Ancient Civilizations – Tower of Babel

Ancient Civilizations - Tower of Babel

Ancient Civilizations – Tower of Babel: Legends tells us that language once unified all of humanity, but a detrimental blunder led to this once-unifying force becoming a means of mass confusion. Beyond the biblical account, researchers found most modern languages do indeed stem from a singular matrix language. Could it be this mother language was a gift from ancient gods who seeded the birth of humanity and gave rise to ancient civilizations? By understanding the power of the spoken word and rediscovering this ancient, forbidden language, we may find returning to unification is an individual journey beholden with many paths to transcendence.


 

 



 

Since times immemorial, humankind has searched for the answers to who we are, where we came from and why are we here. Embedded into ancient mythology and our forgotten history, is a code which unlocks our connection with transcendence and paves the way for a new golden age.

 

Ancient Civilizations – Tower of Babel

 

The Tower of Babel narrative in Genesis 11:1–9 is an origin myth meant to explain why the world’s peoples speak different languages. According to the story, a united human race in the generations following the Great Flood, speaking a single language and migrating eastward, comes to the land of Shinar. There they agree to build a city and a tower tall enough to reach heaven. God, observing their city and tower, confounds their speech so that they can no longer understand each other, and scatters them around the world.

Some modern scholars have associated the Tower of Babel with known structures, notably the Etemenanki, a ziggurat dedicated to the Mesopotamian god Marduk in Babylon. A Sumerian story with some similar elements is told in Enmerkar and the Lord of Aratta.

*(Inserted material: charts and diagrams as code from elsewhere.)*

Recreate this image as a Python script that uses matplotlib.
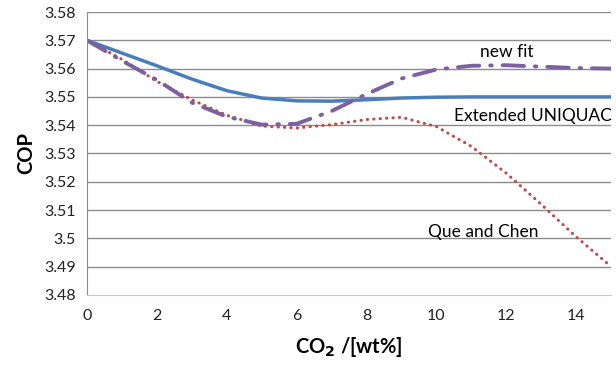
import matplotlib
matplotlib.use("Agg")
import matplotlib.pyplot as plt
import numpy as np

# CO2 content [wt%]
co2 = [0, 1, 2, 3, 4, 5, 6, 7, 8, 9, 10, 11, 12, 13, 14, 15]

cop_uniquac = [3.570, 3.5655, 3.561, 3.5563, 3.5522, 3.5496, 3.5486, 3.5485,
               3.549, 3.5496, 3.5499, 3.550, 3.550, 3.550, 3.550, 3.550]
cop_quechen = [3.570, 3.5633, 3.5555, 3.549, 3.5435, 3.5397, 3.539, 3.5402,
               3.542, 3.5428, 3.5395, 3.5325, 3.523, 3.512, 3.5005, 3.490]
cop_newfit = [3.570, 3.5628, 3.556, 3.548, 3.543, 3.5402, 3.5405, 3.545,
              3.551, 3.5565, 3.5597, 3.561, 3.5612, 3.5607, 3.5602, 3.560]

yticks = [3.48, 3.49, 3.5, 3.51, 3.52, 3.53, 3.54, 3.55, 3.56, 3.57, 3.58]
ytick_labels = ["3.48", "3.49", "3.5", "3.51", "3.52", "3.53", "3.54",
                "3.55", "3.56", "3.57", "3.58"]
xticks = [0, 2, 4, 6, 8, 10, 12, 14]

plt.rcParams['font.family'] = ['Lato', 'DejaVu Sans']

fig = plt.figure(figsize=(6.16, 3.65), dpi=100)
ax = fig.add_axes([0.1412, 0.192, 0.851, 0.775])

for y in yticks[1:]:
    ax.axhline(y, color="#8c8c8c", lw=1.0, zorder=0)

ax.plot(co2, cop_uniquac, color="#4a7ebb", lw=2.5, solid_capstyle="round")
ax.plot(co2, cop_quechen, color="#be4b48", lw=2.2, linestyle=(0, (0.1, 2.0)),
        dash_capstyle="round")
ax.plot(co2, cop_newfit, color="#7d60a0", lw=2.8,
        linestyle=(0, (5.5, 2.8, 0.4, 2.8)), dash_capstyle="round")

ax.text(11.26, 3.5659, "new fit", fontsize=12.5, va="center", ha="left")
ax.text(10.49, 3.5433, "Extended UNIQUAC", fontsize=12.5, va="center", ha="left")
ax.text(9.77, 3.5022, "Que and Chen", fontsize=12.5, va="center", ha="left")

ax.set_xlim(0, 15)
ax.set_ylim(3.48, 3.58)
ax.set_xticks(xticks)
ax.set_yticks(yticks)
ax.set_yticklabels(ytick_labels)
ax.tick_params(length=0, labelsize=11.5, colors="#222222")
ax.tick_params(axis="y", pad=8)
ax.tick_params(axis="x", pad=10)

for s in ["top", "right"]:
    ax.spines[s].set_visible(False)
ax.spines["left"].set_color("#8c8c8c")
ax.spines["bottom"].set_color("#c8c8c8")

ax.set_xlabel("CO$_\\mathbf{2}$ /[wt%]", fontsize=14.5, fontweight="bold", labelpad=9)
ax.set_ylabel("COP", fontsize=14.5, fontweight="bold", labelpad=6)

fig.savefig("out.png", dpi=100)
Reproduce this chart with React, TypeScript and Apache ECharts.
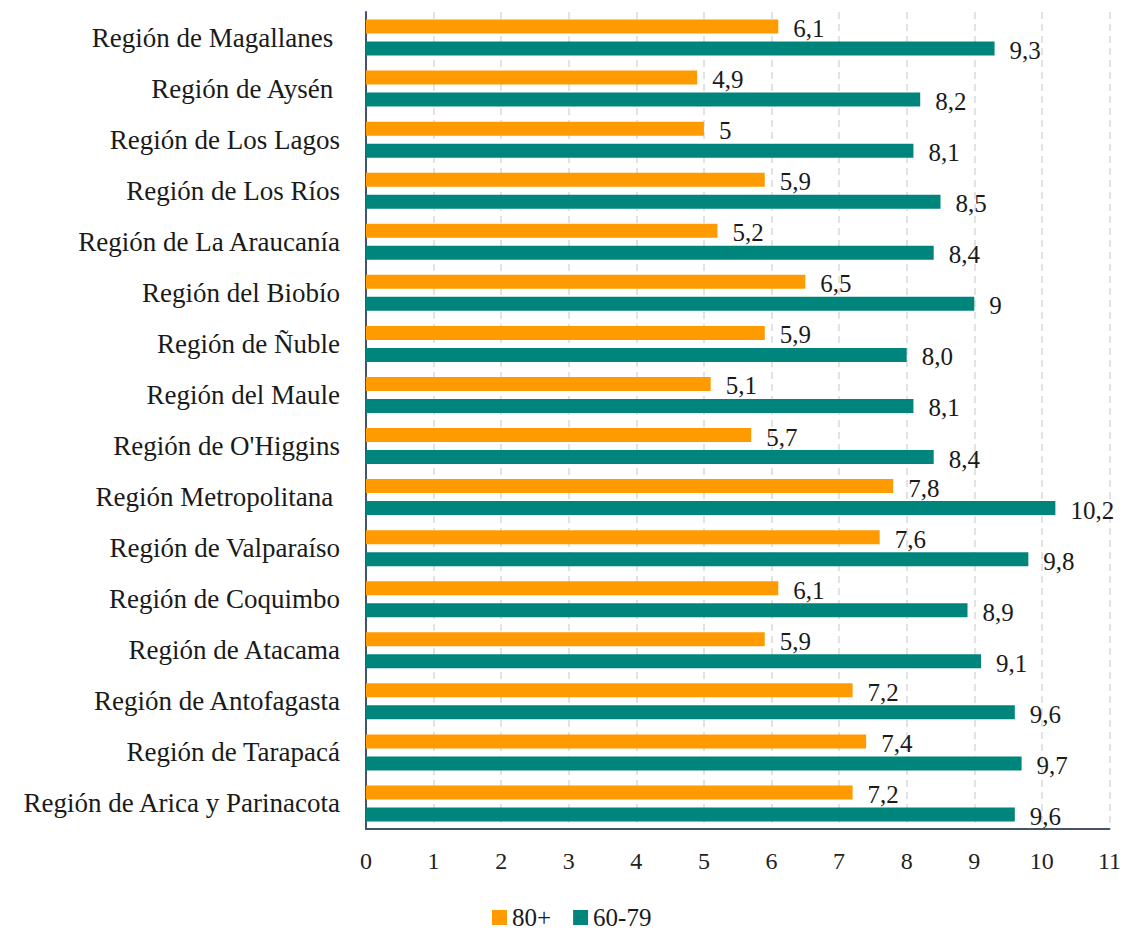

There is a Sumerian myth similar to that of the Tower of Babel, called Enmerkar and the Lord of Aratta, where Enmerkar of Uruk is building a massive ziggurat in Eridu and demands a tribute of precious materials from Aratta for its construction, at one point reciting an incantation imploring the god Enki to restore (or in Kramer’s translation, to disrupt) the linguistic unity of the inhabited regions—named as Shubur, Hamazi, Sumer, Uri-ki (Akkad), and the Martu land, “the whole universe, the well-guarded people—may they all address Enlil together in a single language.” In addition, a further Assyrian myth, dating from the 8th century BC during the Neo-Assyrian Empire (911–605 BC), bears a number of similarities to the later written biblical story.